-- start of Data segment --
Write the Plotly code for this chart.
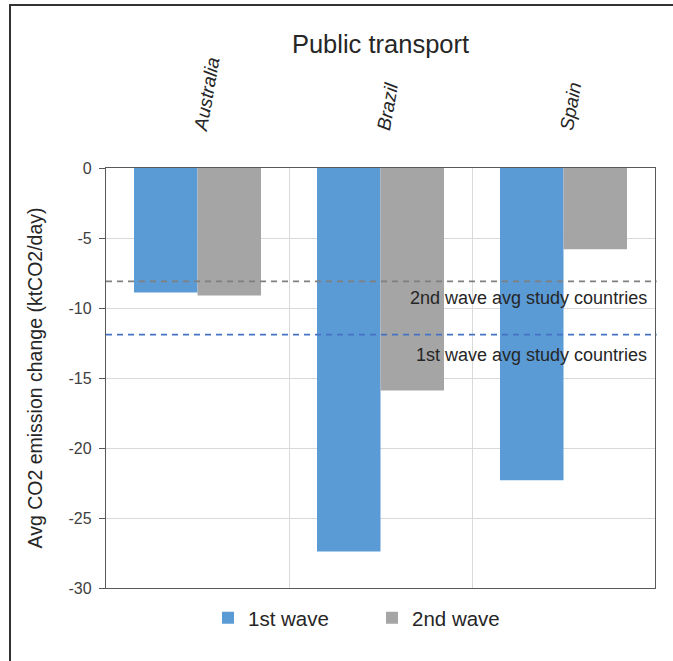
import plotly.graph_objects as go

countries = ["Australia", "Brazil", "Spain"]
wave1 = [-8.9, -27.4, -22.3]
wave2 = [-9.1, -15.9, -5.8]
avg_wave1 = -11.9
avg_wave2 = -8.1
y_ticks = [0, -5, -10, -15, -20, -25, -30]

FONT = "Liberation Sans, Arial, sans-serif"
idx = list(range(len(countries)))

fig = go.Figure()
fig.add_trace(go.Bar(x=idx, y=wave1, name="1st wave", marker=dict(color="#5B9BD5", line=dict(width=0))))
fig.add_trace(go.Bar(x=idx, y=wave2, name="2nd wave", marker=dict(color="#A5A5A5", line=dict(width=0))))
# invisible helper trace so the top category axis is drawn
fig.add_trace(go.Scatter(x=idx, y=[0] * len(idx), xaxis="x2", mode="markers",
                         marker=dict(opacity=0), showlegend=False, hoverinfo="skip"))

fig.update_layout(
    width=673, height=661,
    margin=dict(l=106, r=18, t=168, b=73),
    paper_bgcolor="white", plot_bgcolor="white",
    font=dict(family=FONT, color="#404040"),
    barmode="group", bargap=0.306, bargroupgap=0,
    title=dict(text="Public transport", x=0.5, xanchor="center", xref="paper",
               y=1 - 44 / 661, yanchor="middle", yref="container",
               font=dict(size=25.5, color="#262626", family=FONT)),
    xaxis=dict(range=[-0.5, len(idx) - 0.5], tickvals=[i + 0.5 for i in idx[:-1]],
               showticklabels=False, ticks="", showgrid=True, gridcolor="#d9d9d9", gridwidth=1,
               showline=True, linecolor="#595959", linewidth=1.3, mirror=True, zeroline=False),
    xaxis2=dict(overlaying="x", side="top", range=[-0.5, len(idx) - 0.5], tickvals=idx,
                ticktext=["<i>%s</i>" % c for c in countries], tickangle=-80,
                ticklabelstandoff=24, showgrid=False, showline=False, ticks="", zeroline=False,
                tickfont=dict(size=19, color="#262626", family=FONT)),
    yaxis=dict(range=[-30, 0], tickvals=y_ticks, ticktext=[str(v) for v in y_ticks],
               showgrid=True, gridcolor="#d9d9d9", gridwidth=1, zeroline=False,
               showline=True, linecolor="#595959", linewidth=1.3, mirror=True,
               ticks="outside", ticklen=6, tickcolor="#595959", ticklabelstandoff=4,
               tickfont=dict(size=16, color="#404040", family=FONT),
               title=dict(text="Avg CO2 emission change (ktCO2/day)", standoff=20,
                          font=dict(size=19.5, color="#262626", family=FONT))),
    legend=dict(orientation="h", x=(208 - 106) / 549, xanchor="left", y=-0.071, yanchor="middle",
                font=dict(size=20.5, color="#262626", family=FONT),
                itemwidth=30, entrywidth=119, traceorder="normal"),
    showlegend=True,
)

# reference lines (averages)
fig.add_shape(type="line", xref="paper", x0=0, x1=1.003, yref="y", y0=avg_wave2, y1=avg_wave2,
              line=dict(color="#7f7f7f", width=1.6, dash="6px,5px"), layer="above")
fig.add_shape(type="line", xref="paper", x0=0, x1=1.003, yref="y", y0=avg_wave1, y1=avg_wave1,
              line=dict(color="#4472C4", width=1.6, dash="6px,5px"), layer="above")

fig.add_annotation(text="2nd wave avg study countries", xref="paper", x=0.989, xanchor="right",
                   yref="y", y=avg_wave2, yshift=-17, yanchor="middle", showarrow=False,
                   font=dict(size=18, color="#262626", family=FONT))
fig.add_annotation(text="1st wave avg study countries", xref="paper", x=0.989, xanchor="right",
                   yref="y", y=avg_wave1, yshift=-20, yanchor="middle", showarrow=False,
                   font=dict(size=18, color="#262626", family=FONT))

# outer frame
fig.add_shape(type="rect", xref="paper", yref="paper",
              x0=(10 - 106) / 549, x1=1.2, y0=-0.3, y1=(588 - 5) / 420,
              line=dict(color="#333333", width=2), fillcolor="rgba(0,0,0,0)", layer="above")

fig.write_html("out.html", config={"displayModeBar": False},
               post_script="document.body.style.margin='0';document.body.style.overflow='hidden';")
-- end of Data segment --
> **Written request**
Your task is to repeat the material above exactly, without its pictures.

> **Final result**
Write the Plotly code for this chart.
import plotly.graph_objects as go

countries = ["Australia", "Brazil", "Spain"]
wave1 = [-8.9, -27.4, -22.3]
wave2 = [-9.1, -15.9, -5.8]
avg_wave1 = -11.9
avg_wave2 = -8.1
y_ticks = [0, -5, -10, -15, -20, -25, -30]

FONT = "Liberation Sans, Arial, sans-serif"
idx = list(range(len(countries)))

fig = go.Figure()
fig.add_trace(go.Bar(x=idx, y=wave1, name="1st wave", marker=dict(color="#5B9BD5", line=dict(width=0))))
fig.add_trace(go.Bar(x=idx, y=wave2, name="2nd wave", marker=dict(color="#A5A5A5", line=dict(width=0))))
# invisible helper trace so the top category axis is drawn
fig.add_trace(go.Scatter(x=idx, y=[0] * len(idx), xaxis="x2", mode="markers",
                         marker=dict(opacity=0), showlegend=False, hoverinfo="skip"))

fig.update_layout(
    width=673, height=661,
    margin=dict(l=106, r=18, t=168, b=73),
    paper_bgcolor="white", plot_bgcolor="white",
    font=dict(family=FONT, color="#404040"),
    barmode="group", bargap=0.306, bargroupgap=0,
    title=dict(text="Public transport", x=0.5, xanchor="center", xref="paper",
               y=1 - 44 / 661, yanchor="middle", yref="container",
               font=dict(size=25.5, color="#262626", family=FONT)),
    xaxis=dict(range=[-0.5, len(idx) - 0.5], tickvals=[i + 0.5 for i in idx[:-1]],
               showticklabels=False, ticks="", showgrid=True, gridcolor="#d9d9d9", gridwidth=1,
               showline=True, linecolor="#595959", linewidth=1.3, mirror=True, zeroline=False),
    xaxis2=dict(overlaying="x", side="top", range=[-0.5, len(idx) - 0.5], tickvals=idx,
                ticktext=["<i>%s</i>" % c for c in countries], tickangle=-80,
                ticklabelstandoff=24, showgrid=False, showline=False, ticks="", zeroline=False,
                tickfont=dict(size=19, color="#262626", family=FONT)),
    yaxis=dict(range=[-30, 0], tickvals=y_ticks, ticktext=[str(v) for v in y_ticks],
               showgrid=True, gridcolor="#d9d9d9", gridwidth=1, zeroline=False,
               showline=True, linecolor="#595959", linewidth=1.3, mirror=True,
               ticks="outside", ticklen=6, tickcolor="#595959", ticklabelstandoff=4,
               tickfont=dict(size=16, color="#404040", family=FONT),
               title=dict(text="Avg CO2 emission change (ktCO2/day)", standoff=20,
                          font=dict(size=19.5, color="#262626", family=FONT))),
    legend=dict(orientation="h", x=(208 - 106) / 549, xanchor="left", y=-0.071, yanchor="middle",
                font=dict(size=20.5, color="#262626", family=FONT),
                itemwidth=30, entrywidth=119, traceorder="normal"),
    showlegend=True,
)

# reference lines (averages)
fig.add_shape(type="line", xref="paper", x0=0, x1=1.003, yref="y", y0=avg_wave2, y1=avg_wave2,
              line=dict(color="#7f7f7f", width=1.6, dash="6px,5px"), layer="above")
fig.add_shape(type="line", xref="paper", x0=0, x1=1.003, yref="y", y0=avg_wave1, y1=avg_wave1,
              line=dict(color="#4472C4", width=1.6, dash="6px,5px"), layer="above")

fig.add_annotation(text="2nd wave avg study countries", xref="paper", x=0.989, xanchor="right",
                   yref="y", y=avg_wave2, yshift=-17, yanchor="middle", showarrow=False,
                   font=dict(size=18, color="#262626", family=FONT))
fig.add_annotation(text="1st wave avg study countries", xref="paper", x=0.989, xanchor="right",
                   yref="y", y=avg_wave1, yshift=-20, yanchor="middle", showarrow=False,
                   font=dict(size=18, color="#262626", family=FONT))

# outer frame
fig.add_shape(type="rect", xref="paper", yref="paper",
              x0=(10 - 106) / 549, x1=1.2, y0=-0.3, y1=(588 - 5) / 420,
              line=dict(color="#333333", width=2), fillcolor="rgba(0,0,0,0)", layer="above")

fig.write_html("out.html", config={"displayModeBar": False},
               post_script="document.body.style.margin='0';document.body.style.overflow='hidden';")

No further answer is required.